I tried with libtorch. I just downloded libtorch-shared-with-deps-1.7.0.zip and execute it over the first folder: ATen:
python cpp2nim.py "libtorch/include/ATen/*.h" ATen
It created only 19 files out of 79 files. I think this is because most of the files probably doesn't contain a class (just functions).
For instance, for CUDAGeneratorImpl.h it created.:
{.push header: "CUDAGeneratorImpl.h".}
# Constructors and methods
proc constructor_CUDAGeneratorImpl*(device_index: c10::DeviceIndex): CUDAGeneratorImpl {.constructor,importcpp: "CUDAGeneratorImpl(@)".}
proc clone*(this: CUDAGeneratorImpl): std::shared_ptr<CUDAGeneratorImpl> {.importcpp: "clone".}
proc set_current_seed*(this: var CUDAGeneratorImpl, seed: uint64_t) {.importcpp: "set_current_seed".}
proc current_seed*(this: CUDAGeneratorImpl): uint64_t {.importcpp: "current_seed".}
proc seed*(this: var CUDAGeneratorImpl): uint64_t {.importcpp: "seed".}
proc set_philox_offset_per_thread*(this: var CUDAGeneratorImpl, offset: uint64_t) {.importcpp: "set_philox_offset_per_thread".}
proc philox_offset_per_thread*(this: var CUDAGeneratorImpl): uint64_t {.importcpp: "philox_offset_per_thread".}
proc philox_engine_inputs*(this: var CUDAGeneratorImpl, increment: uint64_t): std::pair<uint64_t, uint64_t> {.importcpp: "philox_engine_inputs".}
proc device_type*(this: var CUDAGeneratorImpl): c10::DeviceType {.importcpp: "device_type".}
proc clone_impl*(this: CUDAGeneratorImpl): at::CUDAGeneratorImpl * {.importcpp: "clone_impl".}
{.pop.} # header: "CUDAGeneratorImpl.h
where there are obvious issues (that maybe are not that difficult to fix).
One good thing is that cpp2nim is right now less than 500 lines of actual code, so it shouldn't be that hard to fix.
Both c2nim and nimterop use the Nim compiler's renderer.nim to convert an AST into Nim code so there's no difference there. c2nim parses C++ itself, whereas nimterop uses tree-sitter but both generate Nim AST.
My rationale for using tree-sitter and relying on the C preprocessor is documented in the nimterop README. The current implementation is quite effective for C in spite of the compromises.
I don't think libclang makes life any easier or perfect - you need to generate valid AST for all C/C++ variances as well as preprocessor magic into Nim logic.

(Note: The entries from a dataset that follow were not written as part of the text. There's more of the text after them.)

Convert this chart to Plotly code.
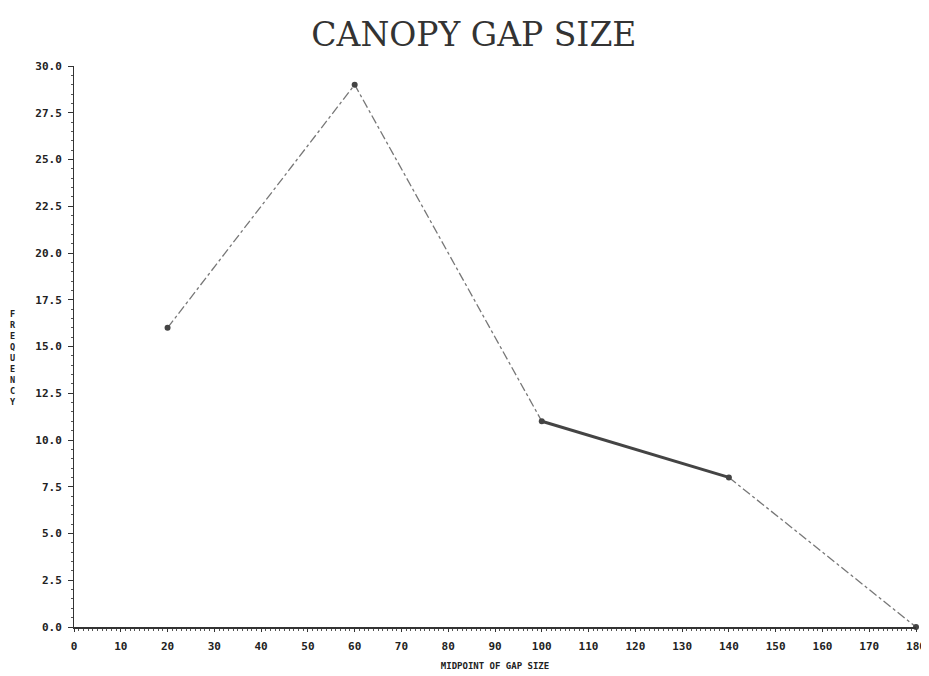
import plotly.graph_objects as go

midpoints = [20, 60, 100, 140, 180]
frequency = [16, 29, 11, 8, 0]
x_ticks = list(range(0, 181, 10))
y_ticks = [0, 2.5, 5, 7.5, 10, 12.5, 15, 17.5, 20, 22.5, 25, 27.5, 30]
y_labels = [f"{v:.1f}" for v in y_ticks]

fig = go.Figure()
# dash-dot segments
fig.add_trace(go.Scatter(x=midpoints[:3], y=frequency[:3], mode="lines",
                         line=dict(color="#777777", width=1.3, dash="dashdot"),
                         showlegend=False, hoverinfo="skip"))
fig.add_trace(go.Scatter(x=midpoints[3:], y=frequency[3:], mode="lines",
                         line=dict(color="#777777", width=1.3, dash="dashdot"),
                         showlegend=False, hoverinfo="skip"))
# solid thick segment
fig.add_trace(go.Scatter(x=midpoints[2:4], y=frequency[2:4], mode="lines",
                         line=dict(color="#444444", width=3),
                         showlegend=False, hoverinfo="skip"))
fig.add_trace(go.Scatter(x=midpoints, y=frequency, mode="markers",
                         marker=dict(color="#444444", size=6),
                         showlegend=False, cliponaxis=False))

tickfont = dict(family="DejaVu Sans Mono", size=11, color="#222222", weight="bold")
fig.update_layout(
    width=929, height=676,
    paper_bgcolor="white", plot_bgcolor="white",
    margin=dict(l=66, r=21, t=58, b=57, autoexpand=False),
    title=dict(text="CANOPY GAP SIZE", x=0.5015, xanchor="center", y=0.9615, yanchor="middle",
               font=dict(family="DejaVu Serif", size=33, color="#333333")),
    xaxis=dict(range=[0, 180], tickvals=x_ticks, ticktext=[str(v) for v in x_ticks],
               showgrid=False, zeroline=False, showline=True, linecolor="#333333", linewidth=2,
               ticks="outside", ticklen=3, tickcolor="#333333", ticklabelstandoff=5,
               minor=dict(ticks="outside", ticklen=2, dtick=1, tickcolor="#555555"),
               tickfont=tickfont, automargin=False,
               title=dict(text="MIDPOINT OF GAP SIZE", standoff=10,
                          font=dict(family="DejaVu Sans Mono", size=9, color="#222222", weight="bold"))),
    yaxis=dict(range=[0, 30], tickvals=y_ticks, ticktext=y_labels,
               showgrid=False, zeroline=False, showline=True, linecolor="#333333", linewidth=1,
               ticks="outside", ticklen=5, tickcolor="#333333", ticklabelstandoff=4,
               minor=dict(ticks="outside", ticklen=2, dtick=0.5, tickcolor="#555555"),
               tickfont=tickfont, automargin=False),
)
fig.add_annotation(text="F<br>R<br>E<br>Q<br>U<br>E<br>N<br>C<br>Y", xref="paper", yref="paper",
                   x=-0.0724, y=0.4795, xanchor="center", yanchor="middle", showarrow=False,
                   font=dict(family="DejaVu Sans Mono", size=8.5, color="#222222", weight="bold"))
fig.write_html("out.html")
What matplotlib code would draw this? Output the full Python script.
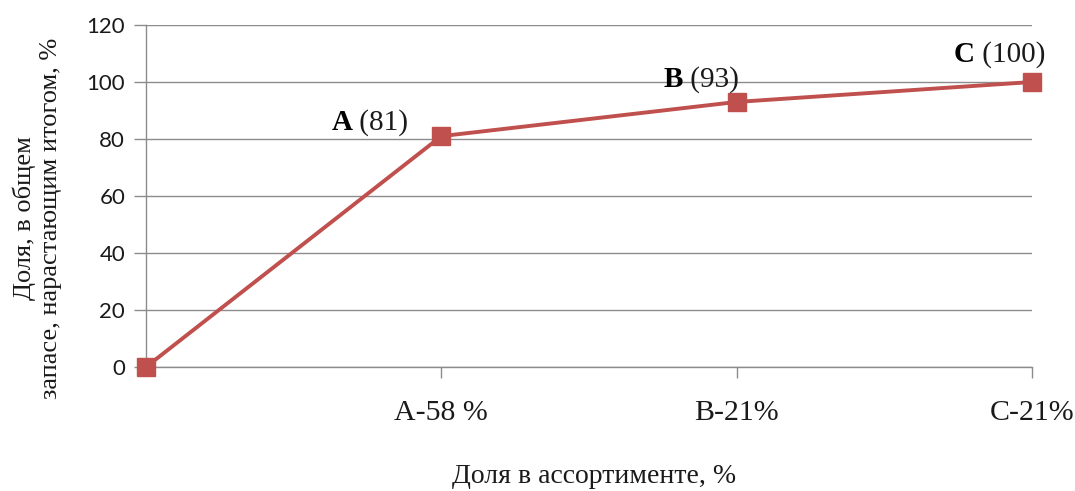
import matplotlib
matplotlib.use("Agg")
import matplotlib.pyplot as plt

# Cumulative share of stock vs. share of assortment (ABC analysis)
categories = ["", "A-58 %", "B-21%", "C-21%"]
cumulative_share = [0, 81, 93, 100]
group_names = ["", "A", "B", "C"]
y_ticks = [0, 20, 40, 60, 80, 100, 120]

line_color = "#C0504D"
grid_color = "#8C8C8C"
text_color = "#1A1A1A"
serif = "Liberation Serif"
sans = "Lato"

fig = plt.figure(figsize=(10.75, 4.91), dpi=100)
ax = fig.add_axes([146 / 1075, 1 - 367 / 491, (1032 - 146) / 1075, (367 - 25) / 491])

x = list(range(len(categories)))
ax.plot(x, cumulative_share, color=line_color, linewidth=2.8,
        marker="s", markersize=13.5, markeredgecolor=line_color,
        markerfacecolor=line_color, zorder=3, clip_on=False)

ax.set_xlim(0, len(categories) - 1)
ax.set_ylim(0, 120)
ax.set_yticks(y_ticks)
ax.set_yticklabels([str(v) for v in y_ticks], fontfamily=sans, fontsize=16)
ax.set_xticks(x[1:])
ax.set_xticklabels(categories[1:], fontfamily=serif, fontsize=21.5)

ax.grid(axis="y", color=grid_color, linewidth=1.0)
ax.set_axisbelow(True)
for side in ("top", "right"):
    ax.spines[side].set_visible(False)
for side in ("left", "bottom"):
    ax.spines[side].set_color(grid_color)
    ax.spines[side].set_linewidth(1.0)
ax.tick_params(axis="y", length=9, width=1.0, color=grid_color, pad=6, labelcolor=text_color)
ax.tick_params(axis="x", length=8, width=1.0, color=grid_color, pad=16, labelcolor=text_color)

# Point labels: bold group letter followed by the cumulative value
offsets = {1: (-33, 6), 2: (2, 15), 3: (13, 20)}
for i in range(1, len(categories)):
    dx, dy = offsets[i]
    value_text = ax.annotate(f" ({cumulative_share[i]})",
                             xy=(x[i], cumulative_share[i]), xytext=(dx, dy),
                             textcoords="offset pixels", ha="right", va="baseline",
                             fontsize=21, fontfamily=serif, color=text_color)
    ax.annotate(group_names[i],
                xy=(0, cumulative_share[i]), xycoords=(value_text, "data"),
                xytext=(0, dy), textcoords="offset pixels",
                ha="right", va="baseline", fontsize=21, fontfamily=serif,
                fontweight="bold", color="black")

fig.text(37 / 1075, 1 - 218 / 491, "Доля, в общем\nзапасе, нарастающим итогом, %",
         rotation=90, ha="center", va="center", multialignment="center",
         fontsize=19, fontfamily=serif, linespacing=1.25, color=text_color)
fig.text(594 / 1075, 1 - 483 / 491, "Доля в ассортименте, %",
         ha="center", va="baseline", fontsize=20, fontfamily=serif, color=text_color)

fig.savefig("out.png", dpi=100)
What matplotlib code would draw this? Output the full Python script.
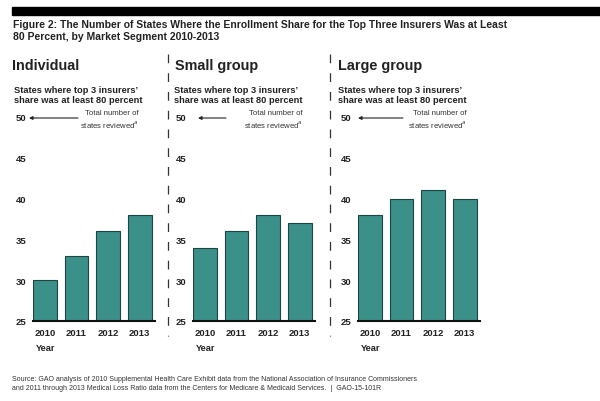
import matplotlib
matplotlib.use("Agg")
import matplotlib.pyplot as plt
from matplotlib.patches import Rectangle
from matplotlib.lines import Line2D

plt.rcParams['font.family'] = ['Liberation Sans', 'DejaVu Sans']

years = ["2010", "2011", "2012", "2013"]
segments = ["Individual", "Small group", "Large group"]
individual = [30, 33, 36, 38]
small_group = [34, 36, 38, 37]
large_group = [38, 40, 41, 40]
yticks = [25, 30, 35, 40, 45, 50]
title = ("Figure 2: The Number of States Where the Enrollment Share for the Top Three Insurers Was at Least\n"
         "80 Percent, by Market Segment 2010-2013")
subtitle = "States where top 3 insurers\u2019\nshare was at least 80 percent"
source = ("Source: GAO analysis of 2010 Supplemental Health Care Exhibit data from the National Association of Insurance Commissioners\n"
          "and 2011 through 2013 Medical Loss Ratio data from the Centers for Medicare & Medicaid Services.  |  GAO-15-101R")

W, H = 600, 402
fig = plt.figure(figsize=(W / 100, H / 100), dpi=100)

def fx(px):
    return px / W

def fy(py):
    return 1 - py / H

BAR = "#3b9189"
EDGE = "#1e4541"
TXT = "#222222"

# top black bar
fig.patches.append(Rectangle((fx(12), fy(16)), fx(600) - fx(12), fy(8) - fy(16),
                             transform=fig.transFigure, color="black"))
fig.text(fx(13), fy(31), title, ha="left", va="center", fontsize=7.5,
         fontweight="bold", color=TXT, linespacing=1.2)

axes_left = [33, 193, 358]
title_x = [12, 175, 338]
sub_x = [14, 174, 338]
arrow_tip = [29, 198, 358]
arrow_tail = [78, 226, 403]
note_right = [139, 303, 467]
data = [individual, small_group, large_group]

for i in range(3):
    ax = fig.add_axes([fx(axes_left[i]), fy(322), fx(122), fy(118) - fy(322)])
    x = list(range(len(years)))
    ax.bar(x, data[i], width=0.76, bottom=0, color=BAR, edgecolor=EDGE, linewidth=0.8, zorder=2)
    ax.set_xlim(-0.38, 3.49)
    ax.set_ylim(25, 50)
    ax.set_yticks(yticks)
    ax.set_xticks(x)
    ax.set_xticklabels(years)
    for s in ["top", "right", "left"]:
        ax.spines[s].set_visible(False)
    ax.spines["bottom"].set_linewidth(1.5)
    ax.spines["bottom"].set_color("#111111")
    ax.spines["bottom"].set_zorder(3)
    ax.tick_params(axis="both", length=0, labelsize=6.8, labelcolor=TXT)
    ax.tick_params(axis="y", pad=5)
    ax.tick_params(axis="x", pad=5)
    for lab in ax.get_xticklabels() + ax.get_yticklabels():
        lab.set_fontweight("bold")
    ax.patch.set_alpha(0)

    fig.text(fx(title_x[i]), fy(66), segments[i], ha="left", va="center",
             fontsize=10.4, fontweight="bold", color=TXT)
    fig.text(fx(sub_x[i]), fy(95.5), subtitle, ha="left", va="center",
             fontsize=6.7, fontweight="bold", color=TXT, linespacing=1.2)
    fig.text(fx(axes_left[i] + 3), fy(349), "Year", ha="left", va="center",
             fontsize=6.7, fontweight="bold", color=TXT)
    fig.text(fx(note_right[i]), fy(120), "Total number of\nstates reviewed$^{a}$",
             ha="right", va="center", fontsize=5.6, color="#333333", linespacing=1.25)
    ax.annotate("", xy=(fx(arrow_tip[i]), fy(119)), xytext=(fx(arrow_tail[i]), fy(119)),
                xycoords="figure fraction", textcoords="figure fraction",
                arrowprops=dict(arrowstyle="-|>", color="#222222", lw=0.8,
                                mutation_scale=5, shrinkA=0, shrinkB=0))

# dashed separators
for sx in [168, 330]:
    fig.lines.append(Line2D([fx(sx), fx(sx)], [fy(55), fy(337)], transform=fig.transFigure,
                            color="#333333", lw=0.9, linestyle=(0, (7, 8))))

fig.text(fx(12), fy(384), source, ha="left", va="center", fontsize=5.0,
         color="#333333", linespacing=1.35)

fig.savefig("out.png", dpi=100)
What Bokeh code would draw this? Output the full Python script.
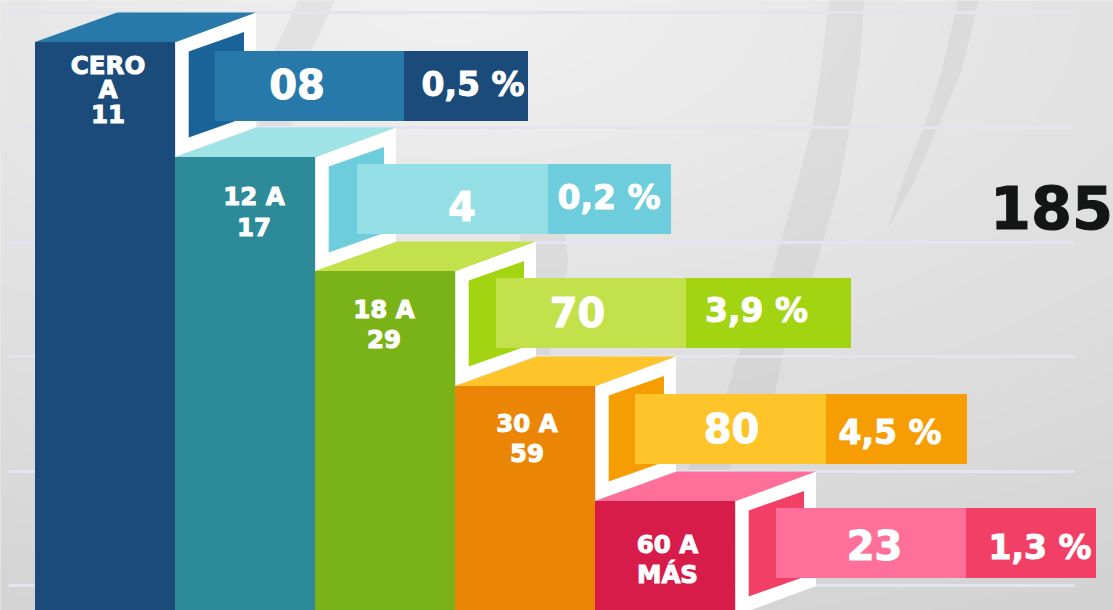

That Nim logic needs to map all #define values related to the platform, os and compiler into Nim equivalents. You cannot use the nimterop shortcut of deferring to the preprocessor since not everyone uses Clang. You might need to write some compile time logic to discover values that Nim does not cover. Given the diversity of platform/os/compiler combinations, I don't envy that job.
Note that nimterop does not wrap C++. My goal was to experiment with a different approach to the problem and I think that has been achieved for C. However, I'm yet to see any real acceptance within the community so working on C++ is not yet worth the time investment.
I've tried on libtorch as well, here is the result (unedited): https://github.com/SciNim/minitorch/tree/master/minitorch/bindings
The command I used (the other folder are bonus, I don't understand why they hid the high level API torch.h in a such a long path):
python build/cpp2nim.py "minitorch/libtorch/include/torch/csrc/api/include/torch/**/*.h" bindings
The **/* globbing was important to get all files.
So the code is producing - for some filename which will prevent imports, and some :: ends up in parameter types. https://github.com/SciNim/minitorch/blob/8c443ca/minitorch/bindings/expanding_array.nim#L5
# Constructors and methods
proc constructor_ExpandingArray<D, T>*(list: std::initializer_list<T>): ExpandingArray {.constructor,importcpp: "ExpandingArray<D, T>(@)".}
## Constructs an `ExpandingArray` from an `initializer_list`. The extent
## of the length is checked against the `ExpandingArray`'s extent
## parameter `D` at runtime.
That said, it's enough so that I can kickstart my bindings efforts which is my main goal though it's not enough if I want to keep up with upstream changes (but I may be able to diff dump header changes to ease that).